→ **Records supplied**:
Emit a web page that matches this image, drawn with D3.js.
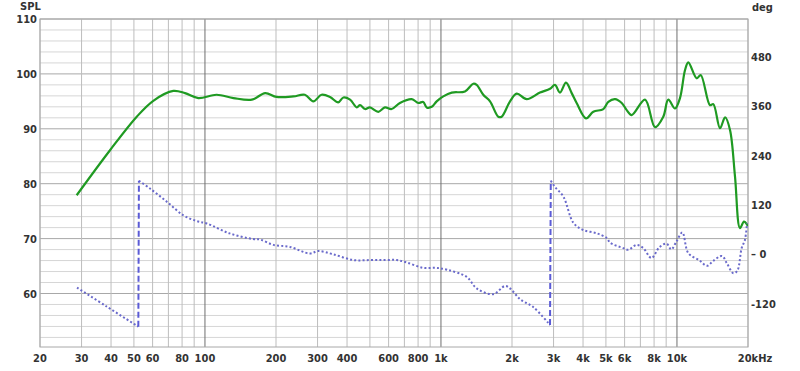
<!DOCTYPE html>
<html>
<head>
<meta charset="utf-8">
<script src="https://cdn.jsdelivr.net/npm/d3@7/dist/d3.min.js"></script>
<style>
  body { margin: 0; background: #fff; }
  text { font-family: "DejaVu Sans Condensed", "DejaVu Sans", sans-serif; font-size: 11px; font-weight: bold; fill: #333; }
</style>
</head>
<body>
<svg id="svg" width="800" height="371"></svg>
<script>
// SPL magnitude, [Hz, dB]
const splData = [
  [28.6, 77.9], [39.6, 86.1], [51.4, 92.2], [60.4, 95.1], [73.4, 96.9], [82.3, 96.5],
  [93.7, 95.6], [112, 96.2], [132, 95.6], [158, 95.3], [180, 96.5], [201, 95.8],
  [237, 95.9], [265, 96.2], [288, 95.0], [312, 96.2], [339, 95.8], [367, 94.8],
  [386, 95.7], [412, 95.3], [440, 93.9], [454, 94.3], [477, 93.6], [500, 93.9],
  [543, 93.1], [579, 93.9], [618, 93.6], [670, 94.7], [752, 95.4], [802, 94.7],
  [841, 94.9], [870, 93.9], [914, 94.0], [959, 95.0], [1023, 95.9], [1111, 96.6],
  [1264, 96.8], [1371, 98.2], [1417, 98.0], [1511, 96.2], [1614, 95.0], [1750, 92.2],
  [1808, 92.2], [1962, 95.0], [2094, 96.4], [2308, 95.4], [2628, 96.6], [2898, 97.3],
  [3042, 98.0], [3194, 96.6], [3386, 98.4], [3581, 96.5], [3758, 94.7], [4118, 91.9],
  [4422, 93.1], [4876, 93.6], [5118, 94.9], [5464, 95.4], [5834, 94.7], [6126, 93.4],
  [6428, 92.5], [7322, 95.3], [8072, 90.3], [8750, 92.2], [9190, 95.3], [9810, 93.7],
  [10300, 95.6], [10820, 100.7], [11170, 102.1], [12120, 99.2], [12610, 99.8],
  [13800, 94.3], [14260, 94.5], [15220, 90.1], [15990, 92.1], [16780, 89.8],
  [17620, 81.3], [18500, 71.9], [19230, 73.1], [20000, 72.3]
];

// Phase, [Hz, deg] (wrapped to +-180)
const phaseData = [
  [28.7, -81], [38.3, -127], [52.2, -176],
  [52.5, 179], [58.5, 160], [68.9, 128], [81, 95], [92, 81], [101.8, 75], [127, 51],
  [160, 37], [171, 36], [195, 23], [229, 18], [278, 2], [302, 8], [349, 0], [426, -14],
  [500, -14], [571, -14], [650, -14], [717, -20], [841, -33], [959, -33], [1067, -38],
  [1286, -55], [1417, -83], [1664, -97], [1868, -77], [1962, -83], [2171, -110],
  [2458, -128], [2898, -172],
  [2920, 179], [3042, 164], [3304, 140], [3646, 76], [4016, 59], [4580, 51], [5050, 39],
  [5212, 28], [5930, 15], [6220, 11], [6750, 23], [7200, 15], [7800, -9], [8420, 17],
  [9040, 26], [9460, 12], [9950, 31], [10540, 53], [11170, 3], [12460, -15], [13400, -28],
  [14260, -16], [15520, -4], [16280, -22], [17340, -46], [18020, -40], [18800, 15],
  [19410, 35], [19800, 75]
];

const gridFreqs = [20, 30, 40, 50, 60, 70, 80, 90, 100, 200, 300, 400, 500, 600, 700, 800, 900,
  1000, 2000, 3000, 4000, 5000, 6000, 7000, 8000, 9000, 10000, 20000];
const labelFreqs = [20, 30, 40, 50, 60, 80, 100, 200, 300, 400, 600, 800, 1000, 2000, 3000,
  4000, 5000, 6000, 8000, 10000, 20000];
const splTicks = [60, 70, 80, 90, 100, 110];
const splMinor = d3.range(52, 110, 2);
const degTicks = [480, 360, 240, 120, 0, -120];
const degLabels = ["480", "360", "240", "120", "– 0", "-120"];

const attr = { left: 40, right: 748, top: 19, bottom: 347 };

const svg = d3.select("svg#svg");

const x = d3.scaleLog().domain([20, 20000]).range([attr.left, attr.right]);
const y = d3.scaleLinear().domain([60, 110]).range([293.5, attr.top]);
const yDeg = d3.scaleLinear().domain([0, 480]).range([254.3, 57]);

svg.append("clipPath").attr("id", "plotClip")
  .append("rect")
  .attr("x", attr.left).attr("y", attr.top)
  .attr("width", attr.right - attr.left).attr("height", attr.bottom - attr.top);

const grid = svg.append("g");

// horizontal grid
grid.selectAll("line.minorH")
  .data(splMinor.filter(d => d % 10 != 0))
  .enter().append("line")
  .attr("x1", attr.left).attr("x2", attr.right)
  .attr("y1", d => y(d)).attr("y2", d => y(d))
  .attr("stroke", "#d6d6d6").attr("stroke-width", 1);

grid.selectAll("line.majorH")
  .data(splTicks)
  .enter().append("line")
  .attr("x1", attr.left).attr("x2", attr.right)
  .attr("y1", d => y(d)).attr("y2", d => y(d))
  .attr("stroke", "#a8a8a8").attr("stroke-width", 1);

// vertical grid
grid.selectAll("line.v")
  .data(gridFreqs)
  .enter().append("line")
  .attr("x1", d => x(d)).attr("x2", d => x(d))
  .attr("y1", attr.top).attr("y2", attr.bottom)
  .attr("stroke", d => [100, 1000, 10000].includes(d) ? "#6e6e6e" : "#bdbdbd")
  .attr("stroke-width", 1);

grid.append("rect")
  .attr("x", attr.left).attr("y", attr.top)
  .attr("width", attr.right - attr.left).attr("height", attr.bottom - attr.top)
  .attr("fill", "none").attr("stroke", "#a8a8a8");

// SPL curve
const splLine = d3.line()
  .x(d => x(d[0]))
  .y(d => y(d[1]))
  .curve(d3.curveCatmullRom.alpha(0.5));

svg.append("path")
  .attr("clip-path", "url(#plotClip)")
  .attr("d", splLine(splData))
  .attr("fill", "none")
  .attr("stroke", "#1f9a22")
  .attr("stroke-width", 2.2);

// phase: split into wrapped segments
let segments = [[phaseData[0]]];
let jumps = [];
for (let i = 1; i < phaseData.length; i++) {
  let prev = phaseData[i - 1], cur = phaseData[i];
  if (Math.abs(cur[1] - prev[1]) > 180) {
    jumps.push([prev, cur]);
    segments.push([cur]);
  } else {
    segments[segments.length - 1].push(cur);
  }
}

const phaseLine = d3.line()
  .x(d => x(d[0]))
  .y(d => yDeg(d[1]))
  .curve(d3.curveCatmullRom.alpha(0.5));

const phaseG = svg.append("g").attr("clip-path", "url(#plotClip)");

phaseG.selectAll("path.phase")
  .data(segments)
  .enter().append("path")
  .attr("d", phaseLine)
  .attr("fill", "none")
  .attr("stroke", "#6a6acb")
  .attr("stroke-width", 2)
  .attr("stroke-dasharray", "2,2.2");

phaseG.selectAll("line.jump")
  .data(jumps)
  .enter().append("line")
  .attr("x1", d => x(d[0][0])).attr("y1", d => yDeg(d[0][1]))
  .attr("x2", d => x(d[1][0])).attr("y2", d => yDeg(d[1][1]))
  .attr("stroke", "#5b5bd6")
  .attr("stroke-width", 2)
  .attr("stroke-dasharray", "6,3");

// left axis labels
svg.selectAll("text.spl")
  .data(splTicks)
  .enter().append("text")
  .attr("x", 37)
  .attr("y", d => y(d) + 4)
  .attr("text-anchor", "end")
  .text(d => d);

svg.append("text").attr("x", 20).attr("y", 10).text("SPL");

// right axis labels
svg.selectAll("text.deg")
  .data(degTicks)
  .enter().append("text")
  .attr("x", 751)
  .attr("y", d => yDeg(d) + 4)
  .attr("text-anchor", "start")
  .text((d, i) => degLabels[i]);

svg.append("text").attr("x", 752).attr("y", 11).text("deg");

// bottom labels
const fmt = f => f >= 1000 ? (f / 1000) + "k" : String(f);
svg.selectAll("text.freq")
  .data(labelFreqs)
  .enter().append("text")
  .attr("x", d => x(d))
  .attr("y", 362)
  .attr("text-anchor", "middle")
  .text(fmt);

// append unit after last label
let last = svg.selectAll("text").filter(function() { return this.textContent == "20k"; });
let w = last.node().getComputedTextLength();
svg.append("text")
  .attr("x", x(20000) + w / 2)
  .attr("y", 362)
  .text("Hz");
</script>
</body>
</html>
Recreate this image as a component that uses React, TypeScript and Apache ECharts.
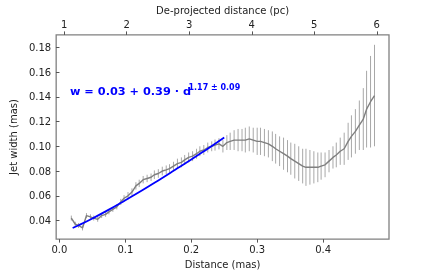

→ **Task directions**:
Find the word "this" in the entries, and copy every line it shows up in.

→ **Complete answer**:
Emit a web page that matches this image, drawn with D3.js.
let last = svg.selectAll("text").filter(function() { return this.textContent == "20k"; });
Recreate this image as a component that uses React, TypeScript and Apache ECharts.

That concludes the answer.